■ The problem:
Give an exact transcription of every line, dropping the images.

■ Data provided:
================

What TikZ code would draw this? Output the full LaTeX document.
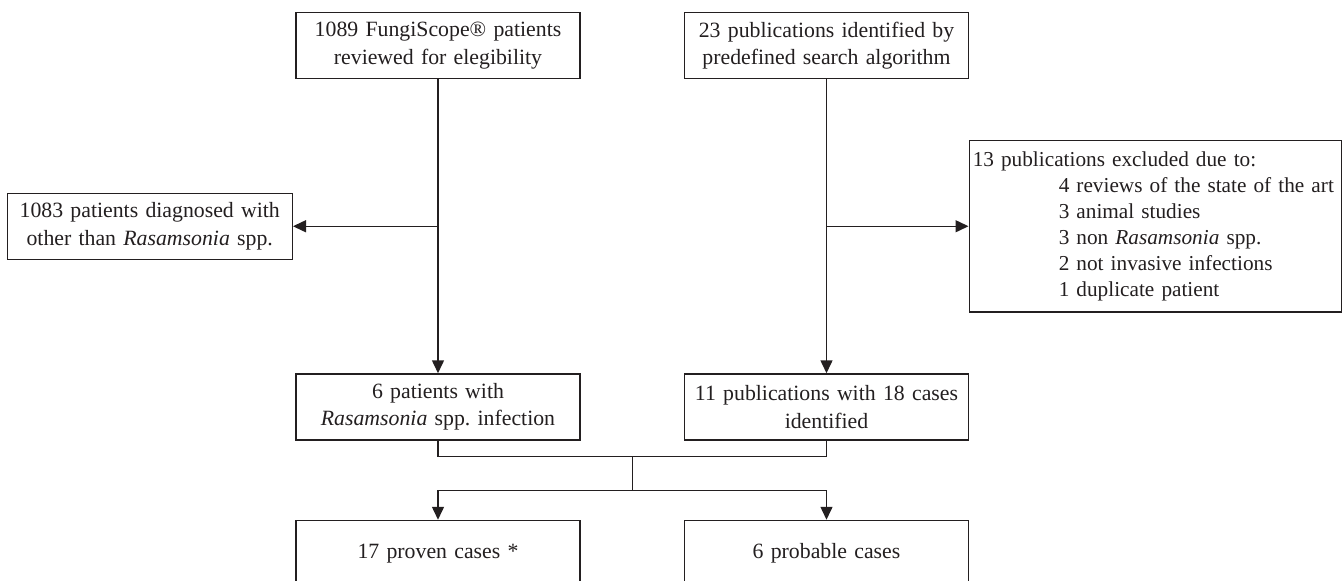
\documentclass[tikz,border=0pt]{standalone}
\usepackage{fontspec}
\setmainfont{Liberation Serif}
\usepackage{xcolor}
\usepackage{tikz}
\usetikzlibrary{arrows.meta, positioning, calc}
\definecolor{mydark}{RGB}{35,31,32}
\frenchspacing
\tikzset{
  box/.style={rectangle, draw=mydark, fill=white, text=mydark,
    text width=5.48cm, inner xsep=0.1cm, align=center,
    minimum height=1.32cm, line width=0.85pt,
    font=\fontsize{12.4}{15.6}\selectfont},
  sidebox/.style={box, text width=5.5cm},
  exclbox/.style={box, text width=7.3cm, inner xsep=0.07cm, align=left,
    minimum height=3.42cm, font=\fontsize{12.1}{14.8}\selectfont},
  arrow/.style={-{Triangle[length=2.6mm, width=2.4mm]}, line width=0.85pt, color=mydark},
  line/.style={line width=0.85pt, color=mydark}
}
\newcommand{\exclitem}[1]{\hspace*{1.72cm}\mbox{#1}}
\begin{document}
\begin{tikzpicture}[node distance=1.58cm and 2.06cm]
  \useasboundingbox (0,0) rectangle (26.88,-11.6);
  \clip (0,0) rectangle (26.88,-11.6);
  \node[box] (fungi) at (8.76,-0.91) {1089 FungiScope\textregistered{} patients\\reviewed for elegibility};
  \node[box, right=of fungi] (pubs) {23 publications identified by\\predefined search algorithm};
  \node[box, below=5.88cm of fungi] (rasa) {6 patients with\\\textit{Rasamsonia} spp. infection};
  \node[box, below=5.88cm of pubs] (found) {11 publications with 18 cases\\identified};
  \node[box, below=of rasa] (proven) {17 proven cases *};
  \node[box, below=of found] (probable) {6 probable cases};
  \coordinate (ltap) at ($(fungi.south)!0.5!(rasa.north)$);
  \coordinate (rtap) at ($(pubs.south)!0.5!(found.north)$);
  \node[sidebox, left=2.9cm of ltap] (other) {1083 patients diagnosed with\\other than \textit{Rasamsonia} spp.};
  \node[exclbox, right=2.84cm of rtap] (excl) {13 publications excluded due to:\\
    \exclitem{4 reviews of the state of the art}\\
    \exclitem{3 animal studies}\\
    \exclitem{3 non \textit{Rasamsonia} spp.}\\
    \exclitem{2 not invasive infections}\\
    \exclitem{1 duplicate patient}};
  \draw[arrow] (fungi) -- (rasa);
  \draw[arrow] (pubs) -- (found);
  \draw[arrow] (ltap) -- (other);
  \draw[arrow] (rtap) -- (excl);
  \coordinate (join) at ($(rasa.south)!0.5!(found.south) + (0,-0.32)$);
  \coordinate (split) at ($(join) + (0,-0.68)$);
  \draw[line] (rasa.south) |- (join) -| (found.south);
  \draw[line] (join) -- (split);
  \draw[arrow] (split) -| (proven.north);
  \draw[arrow] (split) -| (probable.north);
\end{tikzpicture}
\end{document}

================

■ Task solution:
What TikZ code would draw this? Output the full LaTeX document.
\documentclass[tikz,border=0pt]{standalone}
\usepackage{fontspec}
\setmainfont{Liberation Serif}
\usepackage{xcolor}
\usepackage{tikz}
\usetikzlibrary{arrows.meta, positioning, calc}
\definecolor{mydark}{RGB}{35,31,32}
\frenchspacing
\tikzset{
  box/.style={rectangle, draw=mydark, fill=white, text=mydark,
    text width=5.48cm, inner xsep=0.1cm, align=center,
    minimum height=1.32cm, line width=0.85pt,
    font=\fontsize{12.4}{15.6}\selectfont},
  sidebox/.style={box, text width=5.5cm},
  exclbox/.style={box, text width=7.3cm, inner xsep=0.07cm, align=left,
    minimum height=3.42cm, font=\fontsize{12.1}{14.8}\selectfont},
  arrow/.style={-{Triangle[length=2.6mm, width=2.4mm]}, line width=0.85pt, color=mydark},
  line/.style={line width=0.85pt, color=mydark}
}
\newcommand{\exclitem}[1]{\hspace*{1.72cm}\mbox{#1}}
\begin{document}
\begin{tikzpicture}[node distance=1.58cm and 2.06cm]
  \useasboundingbox (0,0) rectangle (26.88,-11.6);
  \clip (0,0) rectangle (26.88,-11.6);
  \node[box] (fungi) at (8.76,-0.91) {1089 FungiScope\textregistered{} patients\\reviewed for elegibility};
  \node[box, right=of fungi] (pubs) {23 publications identified by\\predefined search algorithm};
  \node[box, below=5.88cm of fungi] (rasa) {6 patients with\\\textit{Rasamsonia} spp. infection};
  \node[box, below=5.88cm of pubs] (found) {11 publications with 18 cases\\identified};
  \node[box, below=of rasa] (proven) {17 proven cases *};
  \node[box, below=of found] (probable) {6 probable cases};
  \coordinate (ltap) at ($(fungi.south)!0.5!(rasa.north)$);
  \coordinate (rtap) at ($(pubs.south)!0.5!(found.north)$);
  \node[sidebox, left=2.9cm of ltap] (other) {1083 patients diagnosed with\\other than \textit{Rasamsonia} spp.};
  \node[exclbox, right=2.84cm of rtap] (excl) {13 publications excluded due to:\\
    \exclitem{4 reviews of the state of the art}\\
    \exclitem{3 animal studies}\\
    \exclitem{3 non \textit{Rasamsonia} spp.}\\
    \exclitem{2 not invasive infections}\\
    \exclitem{1 duplicate patient}};
  \draw[arrow] (fungi) -- (rasa);
  \draw[arrow] (pubs) -- (found);
  \draw[arrow] (ltap) -- (other);
  \draw[arrow] (rtap) -- (excl);
  \coordinate (join) at ($(rasa.south)!0.5!(found.south) + (0,-0.32)$);
  \coordinate (split) at ($(join) + (0,-0.68)$);
  \draw[line] (rasa.south) |- (join) -| (found.south);
  \draw[line] (join) -- (split);
  \draw[arrow] (split) -| (proven.north);
  \draw[arrow] (split) -| (probable.north);
\end{tikzpicture}
\end{document}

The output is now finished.